* _To do_
Select each line where the word "this" appears.

* _Records provided_
<<<<

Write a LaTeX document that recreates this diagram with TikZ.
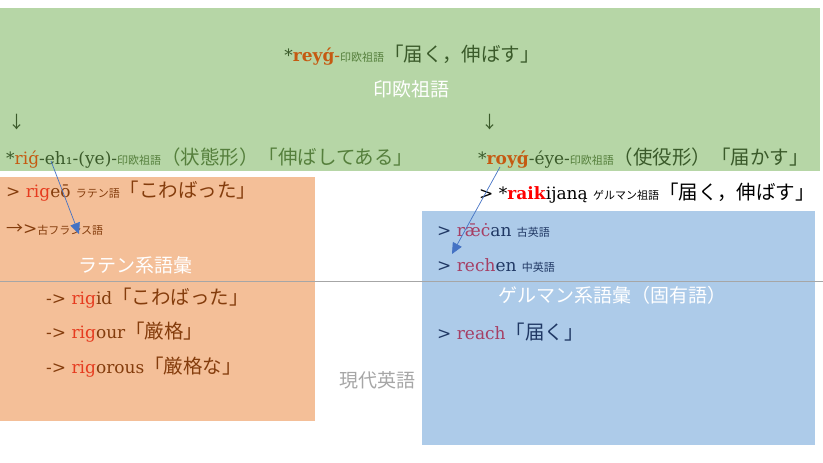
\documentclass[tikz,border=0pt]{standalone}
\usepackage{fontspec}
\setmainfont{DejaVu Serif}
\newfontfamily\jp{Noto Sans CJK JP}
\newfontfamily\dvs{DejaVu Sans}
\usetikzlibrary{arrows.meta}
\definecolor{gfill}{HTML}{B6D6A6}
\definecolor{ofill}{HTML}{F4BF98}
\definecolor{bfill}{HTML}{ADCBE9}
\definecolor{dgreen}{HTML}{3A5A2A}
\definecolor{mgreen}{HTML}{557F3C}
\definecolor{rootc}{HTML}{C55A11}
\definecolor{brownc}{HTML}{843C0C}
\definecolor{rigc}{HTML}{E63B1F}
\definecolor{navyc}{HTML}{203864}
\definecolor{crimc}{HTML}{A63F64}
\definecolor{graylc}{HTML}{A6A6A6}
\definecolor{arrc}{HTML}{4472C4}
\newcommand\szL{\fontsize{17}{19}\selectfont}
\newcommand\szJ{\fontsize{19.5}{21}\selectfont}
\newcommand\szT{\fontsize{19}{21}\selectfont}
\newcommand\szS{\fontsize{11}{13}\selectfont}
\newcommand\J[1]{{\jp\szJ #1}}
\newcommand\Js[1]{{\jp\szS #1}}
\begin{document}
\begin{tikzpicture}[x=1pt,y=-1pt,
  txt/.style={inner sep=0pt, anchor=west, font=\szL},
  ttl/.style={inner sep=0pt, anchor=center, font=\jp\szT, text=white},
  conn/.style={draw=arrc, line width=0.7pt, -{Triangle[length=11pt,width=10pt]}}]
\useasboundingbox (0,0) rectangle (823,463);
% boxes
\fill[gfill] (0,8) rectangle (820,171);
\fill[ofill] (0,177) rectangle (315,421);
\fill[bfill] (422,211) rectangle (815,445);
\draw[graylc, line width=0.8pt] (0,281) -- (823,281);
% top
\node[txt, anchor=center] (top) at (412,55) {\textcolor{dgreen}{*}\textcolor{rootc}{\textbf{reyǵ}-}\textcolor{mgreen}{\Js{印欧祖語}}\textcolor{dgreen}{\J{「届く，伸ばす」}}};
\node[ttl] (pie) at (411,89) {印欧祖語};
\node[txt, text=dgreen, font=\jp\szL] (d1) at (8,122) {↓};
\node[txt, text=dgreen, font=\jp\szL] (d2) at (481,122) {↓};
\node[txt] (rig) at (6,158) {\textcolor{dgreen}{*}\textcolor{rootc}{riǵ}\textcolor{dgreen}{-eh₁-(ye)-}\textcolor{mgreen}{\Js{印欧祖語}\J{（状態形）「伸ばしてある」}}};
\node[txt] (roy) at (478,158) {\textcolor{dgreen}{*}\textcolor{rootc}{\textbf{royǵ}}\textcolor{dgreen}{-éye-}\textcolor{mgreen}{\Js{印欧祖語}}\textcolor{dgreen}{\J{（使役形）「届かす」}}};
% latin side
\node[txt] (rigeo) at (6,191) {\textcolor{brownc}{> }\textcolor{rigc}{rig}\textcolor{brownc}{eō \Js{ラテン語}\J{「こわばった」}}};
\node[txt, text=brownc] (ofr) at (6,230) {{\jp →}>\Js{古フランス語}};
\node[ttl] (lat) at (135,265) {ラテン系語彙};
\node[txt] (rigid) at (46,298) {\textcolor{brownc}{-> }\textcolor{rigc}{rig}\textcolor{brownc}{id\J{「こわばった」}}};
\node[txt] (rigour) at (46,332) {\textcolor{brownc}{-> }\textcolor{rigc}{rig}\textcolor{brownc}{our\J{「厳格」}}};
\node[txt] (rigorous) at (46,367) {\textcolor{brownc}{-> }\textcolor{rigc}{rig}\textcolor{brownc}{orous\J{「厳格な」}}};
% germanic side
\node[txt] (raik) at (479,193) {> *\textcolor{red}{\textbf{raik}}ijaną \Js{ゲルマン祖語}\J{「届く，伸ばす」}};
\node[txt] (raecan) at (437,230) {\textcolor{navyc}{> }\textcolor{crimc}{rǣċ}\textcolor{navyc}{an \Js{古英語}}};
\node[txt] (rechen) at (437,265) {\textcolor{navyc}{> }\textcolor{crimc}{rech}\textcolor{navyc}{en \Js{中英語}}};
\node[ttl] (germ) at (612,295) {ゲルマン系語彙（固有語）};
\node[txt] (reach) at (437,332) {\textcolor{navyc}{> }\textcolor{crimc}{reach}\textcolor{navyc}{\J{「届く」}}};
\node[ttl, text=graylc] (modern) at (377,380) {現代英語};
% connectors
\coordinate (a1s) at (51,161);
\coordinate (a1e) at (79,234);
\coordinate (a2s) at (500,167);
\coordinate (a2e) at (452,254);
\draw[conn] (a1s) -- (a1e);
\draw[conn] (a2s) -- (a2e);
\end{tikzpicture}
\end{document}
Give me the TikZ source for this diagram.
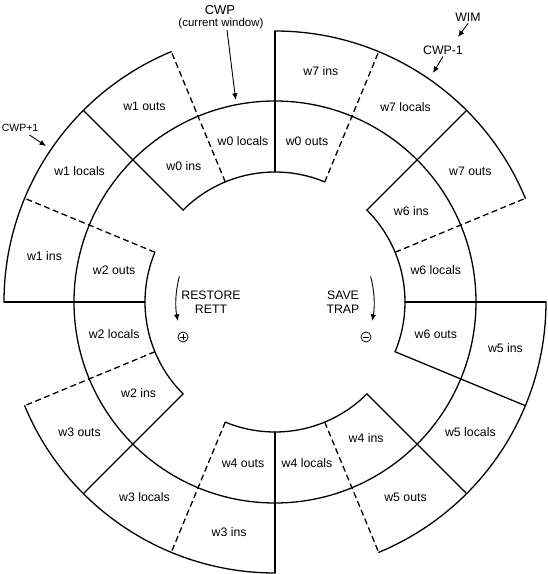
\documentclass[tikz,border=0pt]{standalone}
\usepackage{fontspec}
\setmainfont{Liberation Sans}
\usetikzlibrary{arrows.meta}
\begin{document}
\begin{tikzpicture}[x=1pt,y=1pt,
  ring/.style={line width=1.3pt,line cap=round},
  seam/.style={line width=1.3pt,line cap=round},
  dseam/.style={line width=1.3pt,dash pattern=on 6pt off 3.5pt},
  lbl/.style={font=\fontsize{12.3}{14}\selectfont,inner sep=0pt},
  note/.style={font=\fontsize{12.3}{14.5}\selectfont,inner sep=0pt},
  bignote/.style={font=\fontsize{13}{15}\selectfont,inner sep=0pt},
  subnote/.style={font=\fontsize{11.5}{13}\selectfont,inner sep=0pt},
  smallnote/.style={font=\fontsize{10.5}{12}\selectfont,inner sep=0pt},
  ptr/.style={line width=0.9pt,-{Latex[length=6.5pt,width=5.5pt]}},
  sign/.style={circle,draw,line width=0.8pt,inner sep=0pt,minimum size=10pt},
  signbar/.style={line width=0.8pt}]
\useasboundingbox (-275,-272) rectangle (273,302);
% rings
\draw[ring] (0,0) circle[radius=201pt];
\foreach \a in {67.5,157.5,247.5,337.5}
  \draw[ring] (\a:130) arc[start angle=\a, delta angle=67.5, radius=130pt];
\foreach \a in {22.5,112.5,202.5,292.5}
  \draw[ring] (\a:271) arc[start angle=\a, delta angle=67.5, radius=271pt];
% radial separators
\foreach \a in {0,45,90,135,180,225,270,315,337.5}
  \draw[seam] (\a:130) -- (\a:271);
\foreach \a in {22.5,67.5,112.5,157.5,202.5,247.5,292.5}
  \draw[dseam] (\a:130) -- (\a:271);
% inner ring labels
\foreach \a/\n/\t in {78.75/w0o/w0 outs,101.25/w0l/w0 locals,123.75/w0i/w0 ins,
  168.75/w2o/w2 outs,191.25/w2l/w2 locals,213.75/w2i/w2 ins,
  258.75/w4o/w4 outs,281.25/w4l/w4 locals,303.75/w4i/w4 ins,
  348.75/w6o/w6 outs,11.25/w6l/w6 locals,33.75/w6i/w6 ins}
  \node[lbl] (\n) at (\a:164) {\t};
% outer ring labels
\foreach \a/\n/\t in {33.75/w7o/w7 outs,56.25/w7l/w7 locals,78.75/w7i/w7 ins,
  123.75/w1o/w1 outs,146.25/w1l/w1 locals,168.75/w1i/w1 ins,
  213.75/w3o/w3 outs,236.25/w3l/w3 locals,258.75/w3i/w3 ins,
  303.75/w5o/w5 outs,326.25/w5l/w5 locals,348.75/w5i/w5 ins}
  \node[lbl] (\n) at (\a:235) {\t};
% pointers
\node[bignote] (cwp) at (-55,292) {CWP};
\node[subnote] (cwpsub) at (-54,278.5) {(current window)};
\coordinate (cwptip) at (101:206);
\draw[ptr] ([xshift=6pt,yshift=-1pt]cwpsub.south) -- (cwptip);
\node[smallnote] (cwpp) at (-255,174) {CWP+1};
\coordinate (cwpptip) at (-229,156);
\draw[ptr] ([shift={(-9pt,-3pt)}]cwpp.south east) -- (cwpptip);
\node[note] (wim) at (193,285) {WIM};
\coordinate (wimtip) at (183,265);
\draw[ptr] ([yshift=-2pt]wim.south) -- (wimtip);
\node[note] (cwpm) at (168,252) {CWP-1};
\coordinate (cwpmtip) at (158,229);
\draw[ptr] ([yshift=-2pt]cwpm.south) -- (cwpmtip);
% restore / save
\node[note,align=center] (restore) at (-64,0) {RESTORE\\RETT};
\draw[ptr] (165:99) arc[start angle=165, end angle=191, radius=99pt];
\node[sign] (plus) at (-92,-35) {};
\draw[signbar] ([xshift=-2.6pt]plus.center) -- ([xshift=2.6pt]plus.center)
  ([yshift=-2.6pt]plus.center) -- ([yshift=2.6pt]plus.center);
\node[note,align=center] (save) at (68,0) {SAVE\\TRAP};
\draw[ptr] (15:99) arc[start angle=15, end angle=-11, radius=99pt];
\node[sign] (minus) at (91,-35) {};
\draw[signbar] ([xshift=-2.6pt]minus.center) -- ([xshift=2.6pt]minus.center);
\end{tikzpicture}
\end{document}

>>>>

* _Task response_
Write a LaTeX document that recreates this diagram with TikZ.
Give me the TikZ source for this diagram.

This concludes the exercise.